The Good News of God’s Impassibility: Part 2, An Analogy of Relation

In the last post I argued that God’s impassibility is good news. God is love, and God’s love never changes no matter what humans might do. That is good news.

And yet, there is some predictable pushback here.

The first is from a pagan, anthropomorphic reading of the Bible. That is to say, we imagine God the way the ancient pagans imagined their gods, as having psychological lives just like humans. Think of the gods in a Percy Jackson novel or movie. In this pagan approach to Scripture, when we read about God’s “wrath” or about God “repenting” of an action, we treat that language as a straightforward expression of human-like psychology.

Classical theism rejects this pagan way of imagining God. God is not like Zeus or Odin. The emotions of pagan deities were as unpredictable and unstable as human emotions. Just like us, the gods of paganism were a hot mess.

Beyond a pagan reading of the Bible, another objection to divine impassibility is that some people just really want God to have feelings, as feelings are the very stuff of affection and relationality. There is a strong desire for God to have emotions, no matter what classical theism might say.

I sympathize with this desire, but I want to keep hammering away at the point that when people express this desire for God to have emotions and feelings, they generally limit God’s feelings to the positive. God feels joy, love, and pleasure with us. People do not, as a rule, wish God hated them. In short, this desire for God to “be emotional” or “have feelings” is really just a shell game for the confession that God is constant love. Sure, we change the adjectives to make it seem that God has “different feelings”--delight, kindness, love, joy--but we are still in the word cloud of “God is love.”

Another concern comes from biblical literalism. As mentioned above, biblical literalists point out how God’s “wrath” is described in Scripture. Conservative readers of the Bible are right to draw our attention to these texts, and they are comfortable reading these emotional descriptions as literal depictions of God’s inner life. But for many progressive readers of the Bible this is, to put it mildly, a really odd and frequently hypocritical move. For example, open, process, and relational theologies aren’t known for their biblical literalism. Just ask them how they read Genesis 1 in light of modern science. And yet, these same folks, when it comes to emotional descriptions of God, suddenly become as literalistic as the fundamentalists. There’s just no good reason to imagine that the emotional descriptions of God in Scripture are literal depictions of God possessing a human-like psychology. A wee bit of apophaticism would do a world of good for the open, process, and relational folks given their biblical literalism. As pointed out above, these literalistic readings are pagan depictions of God.
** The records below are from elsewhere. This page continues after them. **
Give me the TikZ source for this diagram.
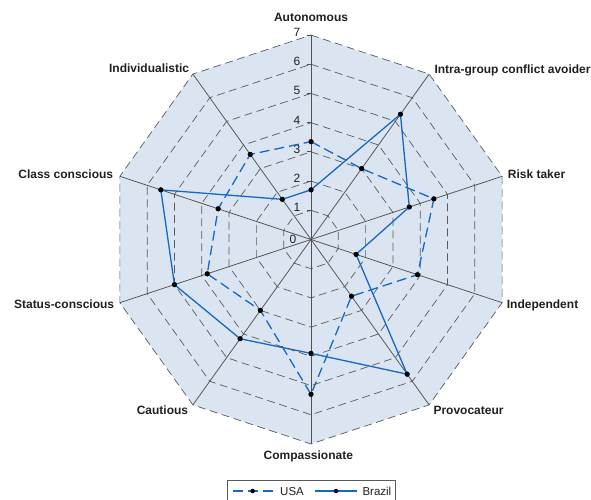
\documentclass[tikz,border=0pt]{standalone}
\usepackage{fontspec}
\setmainfont{Liberation Sans}
\definecolor{panelblue}{RGB}{219,229,241}
\definecolor{dataBlue}{RGB}{22,104,196}
\definecolor{gridgrey}{RGB}{90,90,90}
\definecolor{axisgrey}{RGB}{80,80,80}
\definecolor{labelgrey}{RGB}{35,31,32}
\begin{document}
\begin{tikzpicture}[x=1pt,y=1pt,
  gridline/.style={draw=gridgrey, line width=0.7pt, dash pattern=on 8pt off 4.5pt},
  axisline/.style={draw=axisgrey, line width=0.75pt},
  usaline/.style={draw=dataBlue, line width=1.3pt, dash pattern=on 10pt off 5pt},
  brline/.style={draw=dataBlue, line width=1.3pt},
  dot/.style={circle, fill=black, inner sep=0pt, minimum size=5pt},
  axlabel/.style={font=\bfseries\fontsize{12}{14}\selectfont, text=labelgrey, inner sep=0pt},
  numlabel/.style={font=\fontsize{12}{14}\selectfont, text=labelgrey, inner sep=0pt},
  legtext/.style={font=\fontsize{11.5}{14}\selectfont, text=labelgrey, inner sep=0pt, anchor=base west}]
\useasboundingbox (0,0) rectangle (591,500);

% ---- radar chart, scaled so that one unit is one scale step ----
\begin{scope}[shift={(311pt,260.5pt)}, x=28.71pt, y=29.21pt]
  \coordinate (O) at (0,0);
  % background panel
  \fill[panelblue] plot[samples at={90,54,...,-234}] ({7*cos(\x)},{7*sin(\x)}) -- cycle;
  % dashed rings 1..7
  \foreach \r in {1,...,7}
    \draw[gridline] plot[samples at={90,54,...,-234}] ({\r*cos(\x)},{\r*sin(\x)}) -- cycle;
  % spokes
  \foreach \a [count=\i from 0] in {90,54,...,-234} {
    \coordinate (v\i) at ({7*cos(\a)},{7*sin(\a)});
    \draw[axisline] (O) -- (v\i);
  }
  % scale ticks and numbers on the top spoke
  \foreach \r in {1,...,7} {
    \coordinate (tk\r) at (0,\r);
    \draw[axisline] ([xshift=-4.5pt]tk\r) -- (tk\r);
    \node[numlabel] (n\r) at (-0.49,{\r+0.09}) {\r};
  }
  \node[numlabel] (n0) at (-0.63,0) {0};

  % USA values
  \foreach \v [count=\i from 0] in {3.35,3.0,4.5,3.9,2.4,5.3,3.0,3.8,3.4,3.6}
    \node[dot] (u\i) at ({\v*cos(90-36*\i)},{\v*sin(90-36*\i)}) {};
  % Brazil values
  \foreach \v [count=\i from 0] in {1.7,5.3,3.6,1.65,5.7,3.9,4.2,5.0,5.5,1.7}
    \node[dot] (b\i) at ({\v*cos(90-36*\i)},{\v*sin(90-36*\i)}) {};

  \draw[usaline] (u0.center) -- (u1.center) -- (u2.center) -- (u3.center) -- (u4.center)
    -- (u5.center) -- (u6.center) -- (u7.center) -- (u8.center) -- (u9.center) -- cycle;
  \draw[brline] (b0.center) -- (b1.center) -- (b2.center) -- (b3.center) -- (b4.center)
    -- (b5.center) -- (b6.center) -- (b7.center) -- (b8.center) -- (b9.center) -- cycle;
  \foreach \i in {0,...,9} {
    \fill (u\i) circle (2.5pt);
    \fill (b\i) circle (2.5pt);
  }
\end{scope}

% ---- spoke labels ----
\node[axlabel, anchor=base]      (l0) at (311,478)   {Autonomous};
\node[axlabel, anchor=base west] (l1) at (434.3,426) {Intra-group conflict avoider};
\node[axlabel, anchor=base west] (l2) at (507.7,321.7) {Risk taker};
\node[axlabel, anchor=base west] (l3) at (506.7,191.7) {Independent};
\node[axlabel, anchor=base west] (l4) at (433.3,85)  {Provocateur};
\node[axlabel, anchor=base]      (l5) at (308.3,40)  {Compassionate};
\node[axlabel, anchor=base east] (l6) at (188.3,85)  {Cautious};
\node[axlabel, anchor=base east] (l7) at (114.3,191.7) {Status-conscious};
\node[axlabel, anchor=base east] (l8) at (113.3,321.7) {Class conscious};
\node[axlabel, anchor=base east] (l9) at (189.3,427.3) {Individualistic};

% ---- legend ----
\draw[draw=gridgrey, line width=0.6pt, fill=white] (227.3,19.3) rectangle (395,-5);
\coordinate (usaA) at (233,9);
\coordinate (usaB) at (274,9);
\coordinate (brA) at (315,9);
\coordinate (brB) at (356.7,9);
\draw[usaline, line width=1.1pt] (usaA) -- (usaB);
\node[dot, minimum size=4.5pt] (usaDot) at (252.7,9) {};
\node[legtext] (usaTxt) at (280,4.8) {USA};
\draw[brline, line width=1.1pt] (brA) -- (brB);
\node[dot, minimum size=4.5pt] (brDot) at (336,9) {};
\node[legtext] (brTxt) at (362.3,4.8) {Brazil};
\end{tikzpicture}
\end{document}
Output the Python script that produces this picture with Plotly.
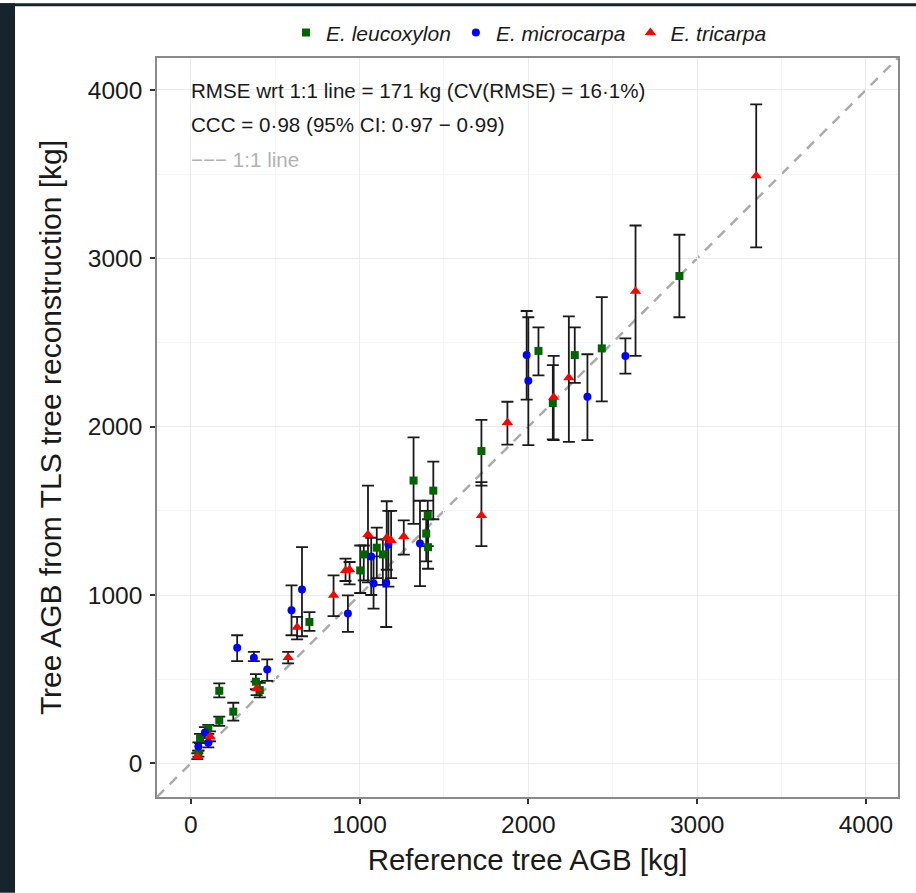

Lastly, people will point to depictions of Jesus’ emotional life as somehow refuting God’s divine impassibility. A little church of history would help here. This issues was decisively dealt with at the Council of Chalcedon, which asserted that Jesus is one person with two natures, and that the two natures exist “without confusion.” That is to say, according to Chalcedon, the human nature of Jesus, which is passible, is not mixed or confused with his divine nature, which is impassible. Rather, the two natures remain distinct and unmixed even as they are united in the one person of Christ.

Stepping back, I have written about all this before. What I have suggested, in response to many of the above concerns, is that the emotional language in Scripture describes our relation to God’s love. For example, “joy” and “delight” describe the relation of righteousness to love. By contrast, “wrath” and “disapproval” describe the relation of unrighteousness to love. As classical theists maintain, love remains constant, but our relation to love changes based upon our choices, and we describe that relation using the language of emotions and feelings.

Here is a simple metaphor. Imagine fire. If you stand close to the fire, you describe that relation as “warm.” As you move farther from the fire, you describe that relation as “cold.” The fire remains the same, but your experience of the fire, warm or cold, changes depending upon how close you are standing. In a similar way, our experience of God--joy or anger--expresses how close to or far away from God we are standing. If we are close to God, we experience the relation as “joy” and “delight.” But if we are standing far away from God, we experience the relation as “wrath” and “displeasure.”

Given how this relation can change in light of our actions, we speak of God’s emotions as an analogy. God is described as “pleased” or “angry” not because he undergoes emotional swings like humans do, his countenance changing from stormy to sunny. Rather, emotional language conveys an analogy of relation.

And the good news is that you’re always in a relation with love.